Scalability should be evaluated across transaction volume, warehouse count, legal entities, users, SKUs, and integration load. Procurement leaders should ask whether the ERP can support future acquisitions, new channels, supplier portals, and advanced analytics without major rework. A platform that performs well for one warehouse but struggles with multi-site replenishment, intercompany flows, or high-volume EDI traffic may become a constraint within two to three years. Architecture reviews should therefore include performance testing, integration throughput, and reporting latency.
Migration Guidance and Data Readiness
Migration risk in distribution ERP programs is usually driven more by data quality than by configuration. Supplier records may be duplicated, item masters may contain inconsistent units of measure, and pricing or rebate terms may exist outside controlled systems. Before migration, organizations should rationalize suppliers, standardize item attributes, validate lead times, and define ownership for purchasing categories and approval hierarchies. Historical data should be migrated selectively based on operational and reporting needs rather than copied in full by default.
A practical migration approach is to separate master data, open transactional data, and historical reference data. Master data should be cleansed and governed. Open purchase orders, receipts, inventory balances, and payables should be reconciled before cutover. Historical data can often be archived in a reporting repository if direct ERP access is not required. Parallel testing should include receiving, putaway, purchase order changes, invoice matching, returns, and month-end close to ensure that procurement and finance remain synchronized after go-live.

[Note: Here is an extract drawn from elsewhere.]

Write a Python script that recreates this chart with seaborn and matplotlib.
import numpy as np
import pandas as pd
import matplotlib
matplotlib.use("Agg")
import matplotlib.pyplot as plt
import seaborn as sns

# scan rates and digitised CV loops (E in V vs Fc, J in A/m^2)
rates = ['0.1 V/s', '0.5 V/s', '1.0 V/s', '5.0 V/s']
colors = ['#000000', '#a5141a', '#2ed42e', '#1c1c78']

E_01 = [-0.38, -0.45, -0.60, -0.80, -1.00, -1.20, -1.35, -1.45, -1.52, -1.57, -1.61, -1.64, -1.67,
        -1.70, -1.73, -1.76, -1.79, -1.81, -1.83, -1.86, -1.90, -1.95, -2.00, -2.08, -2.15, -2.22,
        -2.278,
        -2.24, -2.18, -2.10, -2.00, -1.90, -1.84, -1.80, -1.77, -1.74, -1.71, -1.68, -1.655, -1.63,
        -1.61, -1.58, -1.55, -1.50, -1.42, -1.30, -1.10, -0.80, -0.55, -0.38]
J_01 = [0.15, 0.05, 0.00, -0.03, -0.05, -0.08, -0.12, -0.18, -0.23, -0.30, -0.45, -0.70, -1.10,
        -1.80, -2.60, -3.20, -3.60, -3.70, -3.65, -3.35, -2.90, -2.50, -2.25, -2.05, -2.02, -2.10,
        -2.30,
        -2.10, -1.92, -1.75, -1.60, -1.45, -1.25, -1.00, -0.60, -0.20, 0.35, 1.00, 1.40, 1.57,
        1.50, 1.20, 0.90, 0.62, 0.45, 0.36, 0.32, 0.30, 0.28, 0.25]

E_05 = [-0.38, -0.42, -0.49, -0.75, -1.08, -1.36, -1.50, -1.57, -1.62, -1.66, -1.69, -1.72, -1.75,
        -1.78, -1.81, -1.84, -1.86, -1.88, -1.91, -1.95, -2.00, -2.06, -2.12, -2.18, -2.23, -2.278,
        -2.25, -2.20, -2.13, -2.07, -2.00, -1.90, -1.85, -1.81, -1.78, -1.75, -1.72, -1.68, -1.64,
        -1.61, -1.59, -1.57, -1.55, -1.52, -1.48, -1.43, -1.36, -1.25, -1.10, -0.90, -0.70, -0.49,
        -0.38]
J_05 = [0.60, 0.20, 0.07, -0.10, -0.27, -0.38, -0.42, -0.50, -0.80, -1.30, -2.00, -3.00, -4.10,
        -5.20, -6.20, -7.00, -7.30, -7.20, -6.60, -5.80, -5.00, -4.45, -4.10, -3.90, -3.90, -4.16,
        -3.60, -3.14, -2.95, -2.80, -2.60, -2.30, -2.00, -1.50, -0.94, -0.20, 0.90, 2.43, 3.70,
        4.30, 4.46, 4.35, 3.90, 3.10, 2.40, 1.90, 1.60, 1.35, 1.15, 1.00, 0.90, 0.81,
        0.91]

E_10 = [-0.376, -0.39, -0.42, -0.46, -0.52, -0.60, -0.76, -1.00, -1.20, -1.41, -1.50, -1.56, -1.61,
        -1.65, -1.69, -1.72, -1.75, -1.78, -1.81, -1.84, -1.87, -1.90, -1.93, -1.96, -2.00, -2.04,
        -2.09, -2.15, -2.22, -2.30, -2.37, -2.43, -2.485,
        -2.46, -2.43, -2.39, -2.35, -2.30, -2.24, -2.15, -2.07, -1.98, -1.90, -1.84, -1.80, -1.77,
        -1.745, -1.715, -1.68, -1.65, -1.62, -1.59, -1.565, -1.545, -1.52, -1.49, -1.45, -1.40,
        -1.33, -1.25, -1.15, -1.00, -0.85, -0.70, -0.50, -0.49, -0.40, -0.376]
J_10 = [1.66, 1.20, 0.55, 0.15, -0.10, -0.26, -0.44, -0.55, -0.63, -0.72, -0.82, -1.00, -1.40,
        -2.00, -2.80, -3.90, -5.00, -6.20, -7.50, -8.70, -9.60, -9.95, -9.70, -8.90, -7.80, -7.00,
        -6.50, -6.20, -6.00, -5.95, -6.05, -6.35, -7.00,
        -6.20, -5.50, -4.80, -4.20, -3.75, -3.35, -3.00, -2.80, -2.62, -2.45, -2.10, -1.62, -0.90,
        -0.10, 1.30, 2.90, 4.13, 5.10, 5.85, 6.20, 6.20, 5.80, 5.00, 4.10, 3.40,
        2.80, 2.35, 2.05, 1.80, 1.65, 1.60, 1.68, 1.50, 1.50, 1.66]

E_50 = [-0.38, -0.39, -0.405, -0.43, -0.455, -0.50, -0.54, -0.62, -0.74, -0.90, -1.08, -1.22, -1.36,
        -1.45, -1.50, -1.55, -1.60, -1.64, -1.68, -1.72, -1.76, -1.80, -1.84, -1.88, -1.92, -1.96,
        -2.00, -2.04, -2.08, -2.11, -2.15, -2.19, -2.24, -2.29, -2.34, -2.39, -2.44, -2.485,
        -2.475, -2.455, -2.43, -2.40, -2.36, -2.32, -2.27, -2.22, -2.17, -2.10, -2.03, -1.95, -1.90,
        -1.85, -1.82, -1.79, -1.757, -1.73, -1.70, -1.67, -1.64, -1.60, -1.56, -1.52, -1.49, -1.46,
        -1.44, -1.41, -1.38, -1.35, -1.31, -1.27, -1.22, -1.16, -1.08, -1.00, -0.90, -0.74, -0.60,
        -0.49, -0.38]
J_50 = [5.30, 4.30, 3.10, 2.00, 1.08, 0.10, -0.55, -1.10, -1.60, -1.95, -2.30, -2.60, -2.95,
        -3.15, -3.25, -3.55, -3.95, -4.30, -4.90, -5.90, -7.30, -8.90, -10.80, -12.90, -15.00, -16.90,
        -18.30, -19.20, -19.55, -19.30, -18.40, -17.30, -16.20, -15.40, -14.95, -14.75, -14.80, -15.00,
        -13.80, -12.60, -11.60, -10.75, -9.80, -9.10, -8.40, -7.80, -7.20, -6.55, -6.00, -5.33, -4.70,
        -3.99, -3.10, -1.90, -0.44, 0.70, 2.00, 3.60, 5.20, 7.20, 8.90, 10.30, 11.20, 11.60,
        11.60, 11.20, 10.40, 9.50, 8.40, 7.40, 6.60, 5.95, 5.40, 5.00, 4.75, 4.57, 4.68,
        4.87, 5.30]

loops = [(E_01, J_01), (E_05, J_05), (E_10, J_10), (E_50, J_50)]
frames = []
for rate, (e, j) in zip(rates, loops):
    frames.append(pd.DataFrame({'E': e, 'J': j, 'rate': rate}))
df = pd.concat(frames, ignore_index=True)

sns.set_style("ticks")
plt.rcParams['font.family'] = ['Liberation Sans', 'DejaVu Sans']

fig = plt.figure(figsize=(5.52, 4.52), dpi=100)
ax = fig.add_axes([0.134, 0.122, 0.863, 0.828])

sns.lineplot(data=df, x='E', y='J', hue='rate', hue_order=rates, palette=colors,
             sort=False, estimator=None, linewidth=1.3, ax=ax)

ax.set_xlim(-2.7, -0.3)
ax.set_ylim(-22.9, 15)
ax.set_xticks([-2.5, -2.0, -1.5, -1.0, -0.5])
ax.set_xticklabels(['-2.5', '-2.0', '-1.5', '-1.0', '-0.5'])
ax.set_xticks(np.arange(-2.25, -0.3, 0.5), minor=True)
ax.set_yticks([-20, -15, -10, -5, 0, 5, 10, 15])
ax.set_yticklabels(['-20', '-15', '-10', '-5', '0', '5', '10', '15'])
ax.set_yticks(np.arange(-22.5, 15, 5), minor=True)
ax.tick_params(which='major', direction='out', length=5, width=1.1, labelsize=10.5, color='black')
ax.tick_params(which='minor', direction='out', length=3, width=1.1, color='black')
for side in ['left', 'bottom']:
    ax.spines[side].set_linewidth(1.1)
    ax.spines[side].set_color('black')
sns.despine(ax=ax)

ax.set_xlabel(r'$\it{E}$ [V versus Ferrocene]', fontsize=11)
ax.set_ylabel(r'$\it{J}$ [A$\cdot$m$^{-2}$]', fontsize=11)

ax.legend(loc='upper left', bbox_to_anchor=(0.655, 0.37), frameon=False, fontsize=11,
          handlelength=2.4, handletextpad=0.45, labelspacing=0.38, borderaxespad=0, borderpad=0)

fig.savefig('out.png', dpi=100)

AI Opportunities, Best Practices, and Executive Recommendations
AI in distribution ERP should be applied selectively to high-friction decisions rather than treated as a generic feature checklist. The most practical use cases for procurement leaders include demand signal analysis, lead time anomaly detection, supplier risk alerts, invoice exception classification, purchase recommendation support, and margin variance analysis. Generative AI can assist with supplier communication drafts, policy search, and user support, but transactional decisions should remain governed by approval rules and auditable workflows. AI outputs are most valuable when they are embedded into ERP processes with clear confidence thresholds and human review.
- Best practices: prioritize process standardization before automation, define KPI baselines early, limit customizations, enforce master data ownership, and test exception scenarios as rigorously as standard flows.
- Executive recommendations: select ERP based on operating model fit, require measurable procurement outcomes in the business case, fund change management and training, and establish post-go-live governance for continuous optimization.
- Future trends: tighter integration between ERP, supplier networks, and warehouse automation; broader use of predictive analytics for replenishment; more embedded AI copilots; and stronger compliance automation for traceability and audit readiness.
For most procurement leaders, the right distribution ERP is the one that improves decision quality across sourcing, inventory, and margin management while remaining governable at scale. The strongest programs align ERP selection with business scenarios, data discipline, security controls, and phased implementation. Rather than pursuing maximum feature breadth, organizations should prioritize the capabilities that reduce working capital, improve supplier performance, and strengthen cost visibility. That approach typically produces a more resilient and sustainable transformation outcome.